The life of Jesus was the bright shining of a candle. It was such a lamp in the house of God as needed no golden tongs or snuff-dishes. It was ordered before the Lord continually, burning as from pure beaten oil. It was making manifest all that was around, exposing and reproving, but it ever held its own place uncondemned.
Whether challenged by disciples or adversaries as the Lord was again and again, there is never an excusing of Himself. On one occasion, disciples complain,
“Master, carest Thou not that we perish?” but He does not think of vindicating the sleep out of which this challenge awakes Him. On another occasion they object to Him,
“The multitude throng Thee and press Thee, and sayest Thou, 'Who touched Me?'” But He does not heed this inquiry but acts upon the satisfaction of it.
At another time, Martha says to Him,
“Lord, if Thou hadst been here, my brother had not died,” but He does not excuse His not having been there, nor His delaying for two days in the place where He was, but instructs Martha in the wondrous character which His delay had given to that hour.
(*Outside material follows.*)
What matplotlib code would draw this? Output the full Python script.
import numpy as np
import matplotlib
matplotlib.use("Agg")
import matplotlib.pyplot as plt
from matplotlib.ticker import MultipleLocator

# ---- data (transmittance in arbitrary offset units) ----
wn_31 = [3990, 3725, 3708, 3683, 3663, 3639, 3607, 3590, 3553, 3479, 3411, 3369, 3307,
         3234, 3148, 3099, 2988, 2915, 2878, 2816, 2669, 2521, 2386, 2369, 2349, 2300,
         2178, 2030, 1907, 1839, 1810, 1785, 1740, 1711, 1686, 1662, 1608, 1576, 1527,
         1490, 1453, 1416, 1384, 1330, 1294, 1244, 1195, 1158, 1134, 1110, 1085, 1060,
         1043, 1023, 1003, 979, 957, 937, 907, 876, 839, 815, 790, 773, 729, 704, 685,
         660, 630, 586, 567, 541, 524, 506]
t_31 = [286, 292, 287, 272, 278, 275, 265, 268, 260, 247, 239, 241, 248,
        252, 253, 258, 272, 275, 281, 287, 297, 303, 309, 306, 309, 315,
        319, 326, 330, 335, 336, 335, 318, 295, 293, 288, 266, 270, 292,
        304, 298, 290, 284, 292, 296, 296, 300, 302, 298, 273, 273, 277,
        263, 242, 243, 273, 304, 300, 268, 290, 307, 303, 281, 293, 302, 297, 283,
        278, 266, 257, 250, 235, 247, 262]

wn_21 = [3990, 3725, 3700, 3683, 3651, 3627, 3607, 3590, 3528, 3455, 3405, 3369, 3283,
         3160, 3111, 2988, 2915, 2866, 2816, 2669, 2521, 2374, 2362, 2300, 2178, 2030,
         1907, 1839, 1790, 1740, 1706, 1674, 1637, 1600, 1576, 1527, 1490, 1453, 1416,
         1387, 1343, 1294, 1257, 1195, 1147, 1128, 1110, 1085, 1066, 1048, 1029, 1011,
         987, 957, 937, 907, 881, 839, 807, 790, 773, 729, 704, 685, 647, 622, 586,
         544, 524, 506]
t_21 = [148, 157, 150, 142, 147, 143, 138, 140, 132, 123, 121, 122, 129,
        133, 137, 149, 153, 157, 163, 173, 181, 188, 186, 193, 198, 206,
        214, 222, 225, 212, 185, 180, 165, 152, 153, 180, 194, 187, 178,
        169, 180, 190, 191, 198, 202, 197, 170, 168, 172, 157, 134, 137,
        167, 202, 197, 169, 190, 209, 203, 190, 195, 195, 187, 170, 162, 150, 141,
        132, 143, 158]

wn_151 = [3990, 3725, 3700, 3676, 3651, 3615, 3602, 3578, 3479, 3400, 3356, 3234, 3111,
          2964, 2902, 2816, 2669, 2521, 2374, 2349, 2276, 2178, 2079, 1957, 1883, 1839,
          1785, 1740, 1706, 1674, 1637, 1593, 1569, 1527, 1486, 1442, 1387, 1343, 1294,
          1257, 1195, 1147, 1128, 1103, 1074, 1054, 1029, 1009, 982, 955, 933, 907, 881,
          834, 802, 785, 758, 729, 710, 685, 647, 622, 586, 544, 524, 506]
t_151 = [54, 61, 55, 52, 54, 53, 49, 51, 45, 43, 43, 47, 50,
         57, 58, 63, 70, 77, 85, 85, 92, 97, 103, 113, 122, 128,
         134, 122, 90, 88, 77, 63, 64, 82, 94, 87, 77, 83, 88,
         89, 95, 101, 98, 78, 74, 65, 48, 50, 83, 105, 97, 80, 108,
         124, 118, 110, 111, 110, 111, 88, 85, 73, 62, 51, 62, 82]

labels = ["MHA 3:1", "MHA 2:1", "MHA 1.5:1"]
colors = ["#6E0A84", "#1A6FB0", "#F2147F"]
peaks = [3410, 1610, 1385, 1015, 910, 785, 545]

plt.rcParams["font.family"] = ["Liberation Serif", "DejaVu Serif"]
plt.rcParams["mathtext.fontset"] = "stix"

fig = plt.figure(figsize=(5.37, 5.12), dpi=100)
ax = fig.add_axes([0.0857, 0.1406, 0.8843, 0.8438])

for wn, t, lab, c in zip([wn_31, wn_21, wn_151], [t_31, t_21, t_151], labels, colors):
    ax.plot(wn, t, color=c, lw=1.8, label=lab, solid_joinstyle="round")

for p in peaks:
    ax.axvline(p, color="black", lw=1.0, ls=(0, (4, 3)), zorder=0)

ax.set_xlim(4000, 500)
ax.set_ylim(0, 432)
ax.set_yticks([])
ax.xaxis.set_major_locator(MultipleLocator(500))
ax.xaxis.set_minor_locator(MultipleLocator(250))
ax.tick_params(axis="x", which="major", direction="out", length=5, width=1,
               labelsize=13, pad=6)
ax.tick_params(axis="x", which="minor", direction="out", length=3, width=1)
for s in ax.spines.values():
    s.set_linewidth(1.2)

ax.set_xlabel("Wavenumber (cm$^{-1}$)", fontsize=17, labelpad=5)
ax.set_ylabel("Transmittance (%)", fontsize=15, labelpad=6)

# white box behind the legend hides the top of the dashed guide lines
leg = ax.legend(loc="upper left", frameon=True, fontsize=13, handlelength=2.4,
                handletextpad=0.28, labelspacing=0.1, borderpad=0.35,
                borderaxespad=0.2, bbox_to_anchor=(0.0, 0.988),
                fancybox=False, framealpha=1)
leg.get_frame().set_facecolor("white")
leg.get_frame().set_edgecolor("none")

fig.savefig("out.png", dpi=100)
What a glorious vindication of His delay that was! And thus it was on every like occasion whether challenged or rebuked, there is never the recalling of a word, nor the retracing of a step. Every tongue that rises in judgment against Him He condemns.
The mother rebukes Him in Luke 2, but instead of making good her charge she has to listen to Him convicting the darkness and error of her thoughts. Peter takes it upon himself to admonish Him,
“This be far from Thee, Lord, this shall not be unto Thee,” but Peter has to learn that it was Satan himself that in Peter prompted the admonition.
The officer in the palace of the high-priest goes still further correcting Him and smiting Him on the cheek, but he is convinced of breaking the rules of judgment in the very face and place of judgment.
All this tells us of the way of the perfect Master. Appearances might have been against Him at times. Why did He sleep in the boat when the winds and waves were raging? Why did He loiter on the road when Jairus' daughter was dying? Or why did He tarry where He was when His friend Lazarus was sick in the distant village of Bethany? But all this is but appearance, and that for a moment. We have heard of these ways of Jesus—this sleep, this loitering and this tarrying, but we also see the end of Jesus, that all is perfect.
Appearances were against the God of Job in patriarchal days. Messenger after messenger seemed too much, unrelenting and inexorable, but the God of Job had not to excuse Himself, nor has the Jesus of the evangelists.
Therefore when we look at the Lord Jesus as the lamp of the sanctuary, the light in the house of God, we find at once that the tongs and snuff-dishes cannot be used. They are discovered to have no counterpart in Him, consequently they who undertook to rebuke or challenge Him when He was here, had to go back rebuked and put to shame themselves. They were using the tongs and snuffers with a lamp that did not need them, and they only betrayed their folly, and the light of this lamp shone the brighter, not because the tongs had been used, but because it was able to give forth some fresh witness (which it did on every occasion) that it did not need them.
And from all these instances we have the happy lesson that we had better stand by, and let Jesus go on with His business. We may look and worship, but not meddle or interrupt, as all these were doing in their day—enemies, kinsfolk and even disciples.
They could not improve the light that was shining, they had only to be gladdened by it, and walk in it and not attempt to trim or order it.
Let our eye be single and we may be sure that the candle of the Lord, set on the candlestick, will make the whole body full of light.